China General Nuclear should never have been allowed anywhere near such a critical piece of national infrastructure. The state-owned company has been accused by the US government of stealing technology for military use and placed on a national security blacklist which severely limits US companies from doing business with it. Washington has warned Britain against partnering with the company.
More recently CGN has shown a lack of transparency over technical issues at a major nuclear plant in Guangdong province, less than 100 miles from Hong Kong. That we know the Taishan plant has issues at all is down to the junior French partner EDF, which was required to inform the US authorities when it sought technical assistance. It reportedly warned of an ‘imminent radiological event’ and said the Chinese safety authority was raising the acceptable limits for radiation detection outside the plant to avoid having to shut it down.

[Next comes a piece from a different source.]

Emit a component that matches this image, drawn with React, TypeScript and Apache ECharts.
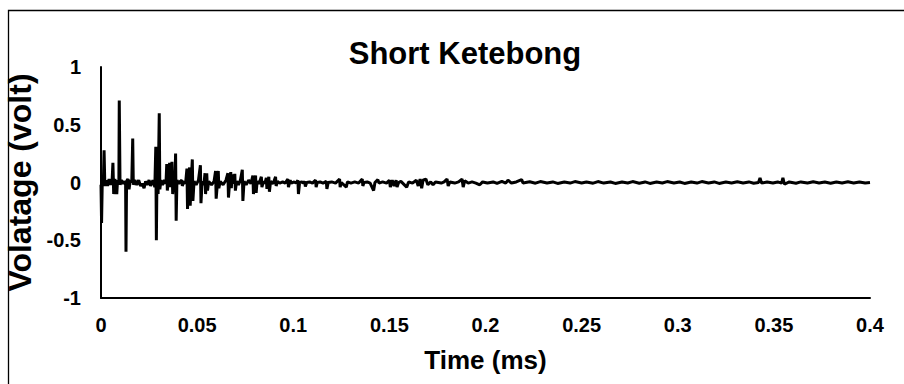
import React, { useEffect, useRef } from "react";
import * as echarts from "echarts";

// Time (ms) / voltage (volt) pairs, in three segments
const attackSegment: [number, number][] = [
  [0, -0.02], [0.0003, -0.35], [0.0007, 0.05], [0.0012, -0.02], [0.0016, 0.28], [0.002, -0.03],
  [0.0026, 0.02], [0.0034, -0.03], [0.0042, 0.03], [0.005, -0.02], [0.0058, 0.02], [0.0062, 0.17],
  [0.0066, -0.1], [0.0072, 0.03], [0.0078, -0.02], [0.0082, -0.1], [0.0086, 0.02], [0.0093, 0.0],
  [0.0095, 0.71], [0.0099, -0.02], [0.0106, 0.02], [0.0114, -0.01], [0.0122, 0.01], [0.0128, -0.02],
  [0.013, -0.6], [0.0133, 0.01], [0.014, 0.03], [0.0146, -0.06], [0.0152, 0.02], [0.016, 0.0],
  [0.0165, 0.38], [0.0168, -0.02], [0.0176, 0.02], [0.0186, -0.02], [0.0196, 0.02], [0.0206, -0.03],
  [0.0214, -0.01], [0.0224, -0.05], [0.0232, 0.01], [0.024, -0.02], [0.025, 0.02], [0.0258, -0.03],
  [0.027, 0.02], [0.028, -0.04], [0.0285, 0.31], [0.0288, -0.5], [0.0292, 0.2], [0.0297, -0.1],
  [0.0303, 0.6], [0.0306, -0.06], [0.0312, 0.02], [0.032, -0.02], [0.033, 0.02], [0.0338, -0.01],
];

const decaySegment: [number, number][] = [
  [0.0342, 0.16], [0.0345, -0.07], [0.035, 0.02], [0.0357, 0.17], [0.036, -0.04], [0.0365, 0.01],
  [0.0369, 0.18], [0.0373, -0.1], [0.0378, 0.01], [0.0384, -0.02], [0.0388, 0.25], [0.0391, -0.33],
  [0.0395, 0.02], [0.0405, -0.01], [0.0412, 0.01], [0.042, 0.02], [0.0423, -0.03], [0.043, 0.01],
  [0.044, -0.01], [0.0447, 0.12], [0.045, -0.23], [0.0455, 0.0], [0.0461, 0.13], [0.0464, -0.2],
  [0.0469, 0.0], [0.0475, 0.2], [0.0478, -0.16], [0.0484, 0.01], [0.0495, -0.02], [0.0507, 0.02],
  [0.0517, 0.15], [0.052, -0.18], [0.0526, 0.01], [0.0535, -0.02], [0.0541, 0.08], [0.0544, -0.1],
  [0.055, 0.08], [0.0554, -0.07], [0.056, 0.01], [0.0575, -0.02], [0.0588, 0.01], [0.0596, 0.1],
  [0.0599, -0.14], [0.0606, 0.0], [0.061, 0.1], [0.0613, -0.05], [0.062, 0.01], [0.0635, -0.02],
  [0.065, 0.02], [0.066, 0.08], [0.0663, -0.13], [0.0669, 0.0], [0.0675, 0.09], [0.0678, -0.05],
  [0.0682, 0.07], [0.069, -0.01], [0.0696, 0.075], [0.0699, -0.07], [0.0705, 0.01], [0.0715, -0.02],
  [0.0725, 0.02], [0.0735, 0.11], [0.0738, -0.16], [0.0744, 0.01], [0.0755, -0.02], [0.0768, 0.02],
  [0.078, -0.01], [0.079, 0.06], [0.0793, -0.1], [0.0799, 0.01], [0.0804, 0.06], [0.0807, -0.09],
  [0.0812, 0.01], [0.0822, -0.01], [0.0834, 0.05], [0.0837, -0.04], [0.0845, 0.01], [0.0852, -0.01],
  [0.086, 0.04], [0.0863, -0.055], [0.0868, 0.01], [0.0873, 0.05], [0.0876, -0.08], [0.0882, 0.01],
  [0.0895, -0.01], [0.0908, 0.05], [0.0911, -0.03], [0.0918, 0.01], [0.093, -0.005], [0.0945, 0.005],
  [0.0958, -0.005], [0.0972, 0.03], [0.0975, -0.04], [0.0984, 0.02], [0.099, -0.005], [0.1005, 0.005],
  [0.1015, -0.005], [0.1024, 0.02], [0.1027, -0.1], [0.1033, 0.0], [0.1045, 0.005], [0.1053, -0.005],
  [0.106, 0.01], [0.1063, -0.035], [0.107, 0.0], [0.1085, 0.005], [0.11, -0.005], [0.1116, 0.02],
  [0.1119, -0.04], [0.1125, 0.0], [0.114, 0.005], [0.1155, -0.005], [0.1172, 0.01], [0.1175, -0.055],
  [0.1182, 0.0], [0.12, 0.005], [0.122, -0.005], [0.1241, 0.03], [0.1244, -0.04], [0.125, 0.0],
  [0.1276, -0.04], [0.1282, 0.005], [0.13, -0.005], [0.132, 0.005], [0.134, -0.005], [0.1359, 0.03],
  [0.1362, -0.03], [0.1368, 0.0], [0.1385, 0.005], [0.14, -0.005], [0.1418, -0.07], [0.1425, 0.0],
  [0.144, 0.025], [0.1446, -0.005], [0.1465, 0.005], [0.1485, -0.005], [0.15, 0.02], [0.1505, -0.04],
  [0.1515, 0.02], [0.1525, -0.03], [0.1535, 0.02], [0.154, -0.04], [0.1548, 0.0],
];

const tailSegment: [number, number][] = [
  [0.156, 0.01], [0.159, -0.04], [0.16, 0.005], [0.162, -0.005], [0.164, 0.02], [0.165, -0.03],
  [0.166, 0.03], [0.1668, -0.05], [0.1675, 0.02], [0.169, 0.03], [0.17, -0.02], [0.1715, 0.005],
  [0.1727, -0.02], [0.174, 0.005], [0.177, -0.005], [0.1785, 0.005], [0.18, 0.03], [0.1806, -0.03],
  [0.1815, 0.005], [0.184, -0.005], [0.186, 0.005], [0.1878, 0.03], [0.1884, -0.04], [0.1892, 0.015],
  [0.191, -0.005], [0.193, 0.005], [0.195, -0.005], [0.197, -0.02], [0.1985, 0.005], [0.201, -0.005],
  [0.204, 0.005], [0.206, -0.008], [0.2085, 0.01], [0.2105, -0.005], [0.2117, 0.02], [0.2135, -0.005],
  [0.216, 0.005], [0.2188, 0.025], [0.2195, -0.005], [0.223, 0.006], [0.226, -0.006], [0.2285, 0.008],
  [0.232, -0.005], [0.235, 0.005], [0.2375, -0.008], [0.241, 0.004], [0.244, -0.005], [0.2465, 0.008],
  [0.25, -0.004], [0.2525, 0.005], [0.256, -0.006], [0.2585, 0.008], [0.2615, -0.005], [0.265, 0.004],
  [0.2675, -0.008], [0.271, 0.005], [0.274, -0.004], [0.2765, 0.008], [0.28, -0.006], [0.283, 0.005],
  [0.2855, -0.008], [0.289, 0.005], [0.292, -0.004], [0.2945, 0.008], [0.298, -0.005], [0.301, 0.004],
  [0.3035, -0.008], [0.307, 0.005], [0.31, -0.005], [0.3125, 0.008], [0.316, -0.005], [0.319, 0.005],
  [0.3215, -0.008], [0.325, 0.005], [0.328, -0.004], [0.331, 0.006], [0.334, -0.005], [0.337, 0.005],
  [0.3395, -0.006], [0.342, 0.0], [0.3428, 0.04], [0.3436, -0.005], [0.3465, 0.005], [0.3495, -0.005],
  [0.352, 0.005], [0.354, -0.005], [0.3547, 0.04], [0.3555, -0.015], [0.358, 0.005], [0.3615, -0.006],
  [0.364, 0.005], [0.3675, -0.005], [0.3705, 0.006], [0.3735, -0.005], [0.3765, 0.005], [0.3795, -0.006],
  [0.3825, 0.005], [0.3855, -0.005], [0.3885, 0.006], [0.3915, -0.005], [0.3945, 0.005], [0.3975, -0.005],
  [0.4, 0.0],
];

const chartTitle = "Short Ketebong";
const xAxisTitle = "Time (ms)";
const yAxisTitle = "Volatage (volt)";
const xTicks = [0, 0.05, 0.1, 0.15, 0.2, 0.25, 0.3, 0.35, 0.4];
const yTicks = [-1, -0.5, 0, 0.5, 1];

const FONT = "'Liberation Sans', Arial, sans-serif";

export default function App() {
  const ref = useRef<HTMLDivElement>(null);
  useEffect(() => {
    if (!ref.current) return;
    const chart = echarts.init(ref.current, null, { renderer: "svg" });
    const data = [...attackSegment, ...decaySegment, ...tailSegment];
    chart.setOption({
      animation: false,
      backgroundColor: "#ffffff",
      title: {
        text: chartTitle,
        left: 460,
        top: 33,
        textAlign: "center",
        textStyle: { fontFamily: FONT, fontWeight: "bold", fontSize: 31, color: "#000" },
      },
      graphic: [
        {
          type: "rect",
          shape: { x: 8.5, y: 10.5, width: 1000, height: 1000 },
          style: { fill: "none", stroke: "#000", lineWidth: 1.3 },
          silent: true,
        },
      ],
      grid: {
        left: 101,
        top: 67,
        width: 769,
        height: 231,
        containLabel: false,
        outerBoundsMode: "none",
      },
      xAxis: {
        type: "value",
        min: xTicks[0],
        max: xTicks[xTicks.length - 1],
        interval: 0.05,
        name: xAxisTitle,
        nameLocation: "middle",
        nameGap: 49,
        nameTextStyle: { fontFamily: FONT, fontWeight: "bold", fontSize: 26, color: "#000" },
        axisLine: { show: true, onZero: false, lineStyle: { color: "#000", width: 2 } },
        axisTick: { show: false },
        splitLine: { show: false },
        axisLabel: {
          margin: 17,
          fontFamily: FONT,
          fontWeight: "bold",
          fontSize: 20,
          color: "#000",
          formatter: (v: number) => String(parseFloat(v.toFixed(3))),
        },
      },
      yAxis: {
        type: "value",
        min: yTicks[0],
        max: yTicks[yTicks.length - 1],
        interval: 0.5,
        name: yAxisTitle,
        nameLocation: "middle",
        nameGap: 57,
        nameRotate: 90,
        nameTextStyle: { fontFamily: FONT, fontWeight: "bold", fontSize: 32, color: "#000" },
        axisLine: { show: true, lineStyle: { color: "#000", width: 2 } },
        axisTick: { show: false },
        splitLine: { show: false },
        axisLabel: {
          margin: 20,
          fontFamily: FONT,
          fontWeight: "bold",
          fontSize: 20,
          color: "#000",
        },
      },
      series: [
        {
          type: "line",
          data,
          showSymbol: false,
          symbol: "none",
          lineStyle: { color: "#000", width: 3 },
          z: 3,
        },
      ],
    });
    return () => chart.dispose();
  }, []);
  return (
    <div
      ref={ref}
      style={{ position: "fixed", left: 0, top: 0, width: 904, height: 384, background: "#fff" }}
    />
  );
}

This month EDF forced an extraordinary board meeting in Taishan in an effort to get to the bottom of what it called an ‘evolving’ issue. In a statement after the meeting, EDF said that in France it would have shut down the reactor for further investigation, but in China that decision lies with CGN, which is continuing operations. Since June, when the problem emerged, CGN has remained largely silent, the plant issuing bland statements of reassurance that all is ‘normal’.
If Britain excludes China from its nuclear programme, the gloves may well come off
On a technical level, the issue appears to be centred on a small number of damaged fuel rods, and cannot be compared with the Chernobyl meltdown, but the opaque way in which it has been handled by CGN is right out of the corrupt, secretive playbook of the bureaucrats who oversaw the nuclear disaster in Ukraine in 1986.